4. In urban areas, regional service should function as urban transit and not just as peak-period commuter rail from the suburbs to the city center; therefore, there should be frequent stops in the city, replacing the longer-distance functions of American light rail lines. In-city fares should be identical to those of local urban buses and rail.

5. Regional trains should have just one operator, with the fare enforced with random fare inspections; intercity trains, which have lower traffic, can have one operator and one conductor.

6. There shouldn’t be any distinction between regional, intercity, and high-speed rail stations. High-speed rail should be able to seamlessly run through to lower-speed territory when necessary – for example, surplus Northeast Corridor trains that do not need to go to Boston should serve Jamaica at least (with catenary strung over the LIRR Main Line), and possibly even Mineola, Hicksville, and Ronkonkoma.

7. Construction projects should prioritize lines that serve markets that cars can’t, e.g. travel that passes through CBDs or parallels roads that are not freeways.

8. Signaling should be either ERTMS or ATC. Unless the two systems can be made to talk with each other, the federal government should invite delegations from the vendors, pick one, and mandate it. (And unless Hitachi can provide a convincing explanation for why its vendor-locked system is better, the pick should be ERTMS, which has eight vendors.) It can squeeze amazing capacity out of two tracks and, when enabled, provides absolute crash protection.

9. High punctuality is non-negotiable, especially when timed transfers or overtakes are involved. Trains should be able to stick to their clockface schedule and passengers should be able to rely on transfers even with short connections. Here is a list of ways to maintain punctuality. The ultimate goal is Japan, where, barring suicides and natural disasters, late trains are almost unheard of.

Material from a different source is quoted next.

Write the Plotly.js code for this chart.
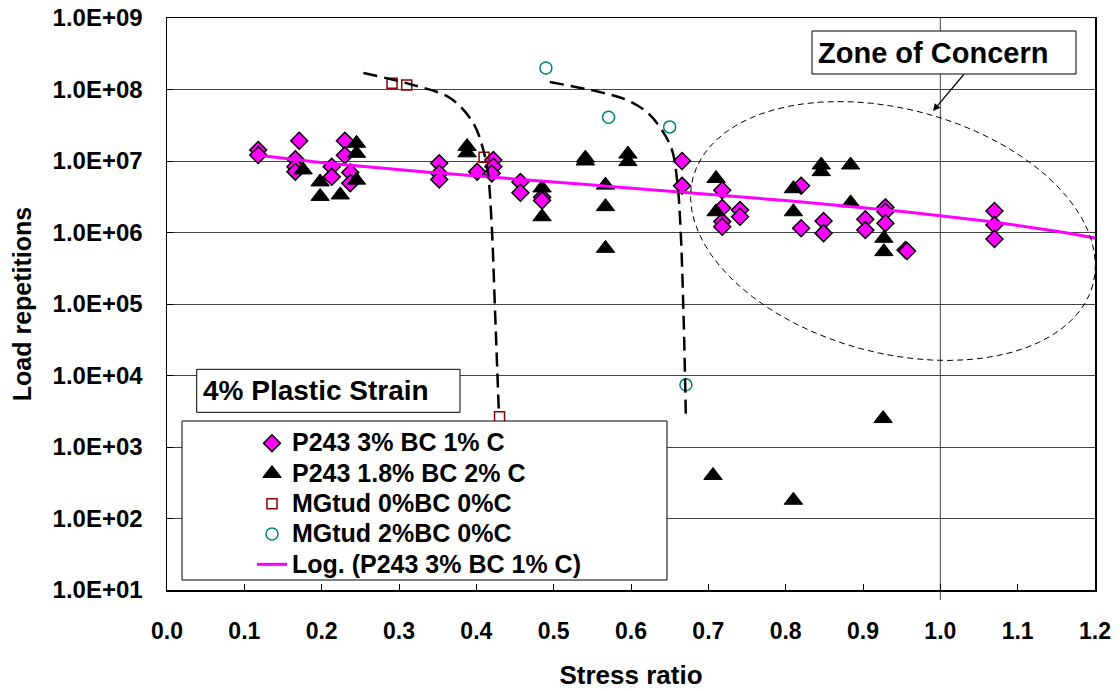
<!DOCTYPE html>
<html><head><meta charset="utf-8">
<script src="https://cdn.plot.ly/plotly-3.0.1.min.js"></script>
<style>html,body{margin:0;padding:0;background:#fff}#chart{width:1120px;height:691px}</style>
</head><body><div id="chart"></div>
<script>
// ---- data ----
const xTickVals = [0, 0.1, 0.2, 0.3, 0.4, 0.5, 0.6, 0.7, 0.8, 0.9, 1.0, 1.1, 1.2];
const xTickText = ["0.0","0.1","0.2","0.3","0.4","0.5","0.6","0.7","0.8","0.9","1.0","1.1","1.2"];
const yTickVals = [1e1, 1e2, 1e3, 1e4, 1e5, 1e6, 1e7, 1e8, 1e9];
const yTickText = ["1.0E+01","1.0E+02","1.0E+03","1.0E+04","1.0E+05","1.0E+06","1.0E+07","1.0E+08","1.0E+09"];

const seriesNames = ["P243 3% BC 1% C", "P243 1.8% BC 2% C", "MGtud 0%BC 0%C", "MGtud 2%BC 0%C", "Log. (P243 3% BC 1% C)"];

// P243 3% BC 1% C (diamonds)
const p243aX = [0.118,0.118,0.171,0.166,0.166,0.166,0.213,0.213,0.230,0.230,0.237,0.237,
  0.352,0.352,0.352,0.401,0.422,0.422,0.420,0.457,0.457,0.485,0.485,
  0.666,0.666,0.718,0.718,0.718,0.718,0.741,0.741,0.820,0.820,0.849,0.849,
  0.903,0.903,0.929,0.929,0.929,0.955,0.957,1.070,1.070,1.070];
const p243aY = [1.43e7,1.21e7,1.92e7,1.06e7,8.3e6,7.1e6,8.3e6,6.0e6,1.92e7,1.2e7,6.9e6,4.9e6,
  9.3e6,6.7e6,5.5e6,7.1e6,1.03e7,8.3e6,6.7e6,5.1e6,3.6e6,3.1e6,2.8e6,
  1.0e7,4.5e6,3.9e6,2.2e6,1.42e6,1.2e6,2.07e6,1.66e6,4.5e6,1.15e6,1.45e6,9.8e5,
  1.53e6,1.08e6,2.25e6,1.95e6,1.35e6,5.7e5,5.5e5,2.0e6,1.27e6,8.1e5];

// P243 1.8% BC 2% C (triangles)
const p243bX = [0.176,0.198,0.198,0.224,0.245,0.245,0.245,0.388,0.388,0.485,0.485,0.541,0.541,
  0.567,0.567,0.567,0.596,0.596,0.706,0.710,0.710,0.810,0.810,0.810,0.846,0.846,0.884,0.884,0.926,0.927,0.927];
const p243bY = [7.5e6,5.1e6,3.2e6,3.35e6,1.77e7,1.28e7,5.4e6,1.6e7,1.3e7,4.2e6,1.66e6,1.1e7,1.0e7,
  4.6e6,2.3e6,6.0e5,1.25e7,9.8e6,4.0e2,5.7e6,1.95e6,1.8e2,4.1e6,1.95e6,8.8e6,7.1e6,8.8e6,2.6e6,2.5e3,8.3e5,5.4e5];

// MGtud 0%BC 0%C (open squares)
const mg0X = [0.291, 0.310, 0.410, 0.430];
const mg0Y = [1.22e8, 1.16e8, 1.13e7, 2.65e3];

// MGtud 2%BC 0%C (open circles)
const mg2X = [0.490, 0.571, 0.650, 0.671];
const mg2Y = [2.0e8, 4.1e7, 3.0e7, 7.4e3];

// hand-drawn dashed curves
const curve1X = [0.254, 0.314, 0.366, 0.396, 0.409, 0.415, 0.420, 0.424, 0.429];
const curve1Y = [1.70e8, 1.19e8, 7.6e7, 3.4e7, 1.43e7, 6.8e6, 1.19e6, 9.1e4, 3.3e3];
const curve2X = [0.495, 0.560, 0.595, 0.621, 0.640, 0.653, 0.660, 0.664, 0.668, 0.671];
const curve2Y = [1.27e8, 9.2e7, 7.1e7, 4.8e7, 2.7e7, 1.43e7, 4.9e6, 1.19e6, 6.6e4, 2.4e3];

// logarithmic trendline shown in the chart, y = trendA * ln(x) + trendB (coefficients)
const trendA = -4.835e6;
const trendB = 1.72e6;
const trendStartX = 0.118;
const trendEndX = 1.2;

const trendX = [], trendY = [];
const steps = 60;
for (let i = 0; i <= steps; i++) {
  const x = trendStartX + (trendEndX - trendStartX) * i / steps;
  trendX.push(x);
  trendY.push(trendA * Math.log(x) + trendB);
}

// ---- plot-area geometry helpers (pixels -> paper) ----
const PL = 167, PR = 1095, PT = 18, PB = 590;
const px = v => (v - PL) / (PR - PL);
const py = v => (PB - v) / (PB - PT);

// ellipse "zone of concern" path
function ellipsePath(cx, cy, a, b, deg) {
  const th = deg * Math.PI / 180;
  let d = '';
  for (let i = 0; i <= 72; i++) {
    const t = 2 * Math.PI * i / 72;
    const X = cx + a * Math.cos(t) * Math.cos(th) - b * Math.sin(t) * Math.sin(th);
    const Y = cy + a * Math.cos(t) * Math.sin(th) + b * Math.sin(t) * Math.cos(th);
    d += (i === 0 ? 'M' : 'L') + px(X).toFixed(5) + ',' + py(Y).toFixed(5);
  }
  return d + 'Z';
}

const boldFont = 'Liberation Sans, Arial, sans-serif';
const legendName = s => '<span style="font-size:25px">' + s + '</span>';

const traces = [
  {x: p243aX, y: p243aY, name: legendName(seriesNames[0]), type: 'scatter', mode: 'markers',
   marker: {symbol: 'diamond', size: 13, color: '#FF00FF', line: {color: '#000', width: 1.5}}},
  {x: p243bX, y: p243bY, name: legendName(seriesNames[1]), type: 'scatter', mode: 'markers',
   marker: {symbol: 'triangle-up', size: 16, color: '#000', line: {color: '#000', width: 1}}},
  {x: mg0X, y: mg0Y, name: legendName(seriesNames[2]), type: 'scatter', mode: 'markers',
   marker: {symbol: 'square-open', size: 10, color: '#8B0000', line: {color: '#8B0000', width: 1.5}}},
  {x: mg2X, y: mg2Y, name: legendName(seriesNames[3]), type: 'scatter', mode: 'markers',
   marker: {symbol: 'circle-open', size: 12, color: '#008080', line: {color: '#008080', width: 1.5}}},
  {x: trendX, y: trendY, name: legendName(seriesNames[4]), type: 'scatter', mode: 'lines',
   line: {color: '#FF00FF', width: 3}},
  {x: curve1X, y: curve1Y, type: 'scatter', mode: 'lines', showlegend: false,
   line: {color: '#000', width: 2.5, dash: '14px,7px', shape: 'spline', smoothing: 1}},
  {x: curve2X, y: curve2Y, type: 'scatter', mode: 'lines', showlegend: false,
   line: {color: '#000', width: 2.5, dash: '14px,7px', shape: 'spline', smoothing: 1}}
];

const layout = {
  width: 1120, height: 691,
  margin: {l: PL, r: 1120 - PR, t: PT, b: 691 - PB, pad: 0},
  paper_bgcolor: '#fff', plot_bgcolor: '#fff',
  showlegend: true,
  legend: {x: px(252), xanchor: 'left', y: py(423), yanchor: 'top',
    bgcolor: 'rgba(0,0,0,0)', borderwidth: 0,
    font: {family: boldFont, size: 21, color: '#000', weight: 'bold'}, traceorder: 'normal'},
  xaxis: {type: 'linear', range: [0, 1.2], tickmode: 'array', tickvals: xTickVals, ticktext: xTickText,
    ticks: 'inside', ticklen: 6, tickcolor: '#000', tickwidth: 1,
    showgrid: false, zeroline: false, showline: true, mirror: true, linecolor: '#000', linewidth: 1.5,
    ticklabelstandoff: 20,
    tickfont: {family: boldFont, size: 23, color: '#000', weight: 'bold'},
    title: {text: 'Stress ratio', standoff: 22, font: {family: boldFont, size: 26, color: '#000', weight: 'bold'}}},
  yaxis: {type: 'log', range: [1, 9], tickmode: 'array', tickvals: yTickVals, ticktext: yTickText,
    ticks: 'inside', ticklen: 6, tickcolor: '#000', tickwidth: 1,
    showgrid: true, gridcolor: '#444', gridwidth: 1, zeroline: false,
    showline: true, mirror: true, linecolor: '#000', linewidth: 1.5,
    ticklabelstandoff: 18,
    tickfont: {family: boldFont, size: 24, color: '#000', weight: 'bold'},
    title: {text: 'Load repetitions', standoff: 14, font: {family: boldFont, size: 25, color: '#000', weight: 'bold'}}},
  shapes: [
    {type: 'line', xref: 'x', yref: 'paper', x0: 1.0, x1: 1.0, y0: py(600), y1: 1, layer: 'below',
     line: {color: '#444', width: 1}},
    {type: 'path', xref: 'paper', yref: 'paper', path: ellipsePath(893, 231, 207, 122, 15), layer: 'above',
     line: {color: '#000', width: 1, dash: '6px,4px'}},
    {type: 'rect', xref: 'paper', yref: 'paper', x0: px(182), x1: px(667), y0: py(580), y1: py(421), layer: 'above',
     fillcolor: '#fff', line: {color: '#000', width: 1}},
    {type: 'rect', xref: 'paper', yref: 'paper', x0: px(196.7), x1: px(460), y0: py(412.3), y1: py(369.3), layer: 'above',
     fillcolor: '#fff', line: {color: '#000', width: 1}},
    {type: 'rect', xref: 'paper', yref: 'paper', x0: px(812), x1: px(1076), y0: py(74), y1: py(31), layer: 'above',
     fillcolor: '#fff', line: {color: '#000', width: 1}}
  ],
  annotations: [
    {xref: 'paper', yref: 'paper', x: px(201), y: py(390.5), xanchor: 'left', yanchor: 'middle', showarrow: false,
     text: '4% Plastic Strain', font: {family: boldFont, size: 28, color: '#000', weight: 'bold'}},
    {xref: 'paper', yref: 'paper', x: px(816), y: py(52.5), xanchor: 'left', yanchor: 'middle', showarrow: false,
     text: 'Zone of Concern', font: {family: boldFont, size: 29, color: '#000', weight: 'bold'}},
    {xref: 'paper', yref: 'paper', x: px(933), y: py(111), text: '', showarrow: true,
     axref: 'pixel', ayref: 'pixel', ax: 32, ay: -38, arrowhead: 2, arrowsize: 1.2, arrowwidth: 1.2,
     arrowcolor: '#000', standoff: 0, startstandoff: 0}
  ],
  hovermode: false
};

Plotly.newPlot('chart', traces, layout, {staticPlot: true, displayModeBar: false});
</script>
</body></html>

Those requirements are deliberately meant to be as scalable as possible. Although the rolling stock I’m implying is very ambitious for small-scale operations, the advantage of the high top speed is that such operations could piggyback on larger orders by the main established agencies, which could make great use of the extra speed and acceleration and get a more rationalized schedule as a result. The point is to give agencies pricing power coming from pooling together to order multiple thousands of more-or-less identical EMUs.

Although the investment described here is much more intensive than anything done in the US up to now, the true cost is not high. Restoring regional branch lines should be doable for a million dollars per kilometer, bulk electrification of main lines can be done for not much more and has been done on $3 million/km on the NEC, and mainline ETCS installation costs $11.5 million/km. It’s comparable to the per-km cost of the diesel-only, single-track, low-platform, commuter-only Lackawanna Cutoff, and if past results are any guide would lead to a sharp increase in transit ridership, measured in hundreds rather than tens of percent.

The ultimate goal of low-speed rail is to make it convenient to use regional transit. With speeds comparable to those of driving, local fares comparable to those of buses, and a frequent, memorable clockface schedule, transit would be a realistic option for many more people in the US than it is now. Every trip should be serviceable by transit, or else people will find it more convenient to buy a car for their irreplaceable car trips and then drive it for other trips. SBB claims that 32.7% of Swiss travel to work is on mass transit; this is higher than the figure for Greater New York, and about seven times the figure for the US.

Some of this is, to quote James Kunstler, Bill Lind, and other supporters of transit who look backward to the industrial era, merely restoring what the US had in the 1920s and 30s, before cars made all but the most traffic-intensive rail travel unprofitable. But the operating practices I’m proposing are modern, in line with today’s labor and capital costs and with innovations in countries that have kept improving their rail systems. Modern low-speed rail shares many characteristics with old local trains, but it’s fundamentally something that’s never really existed in North America. It’s about time to try it.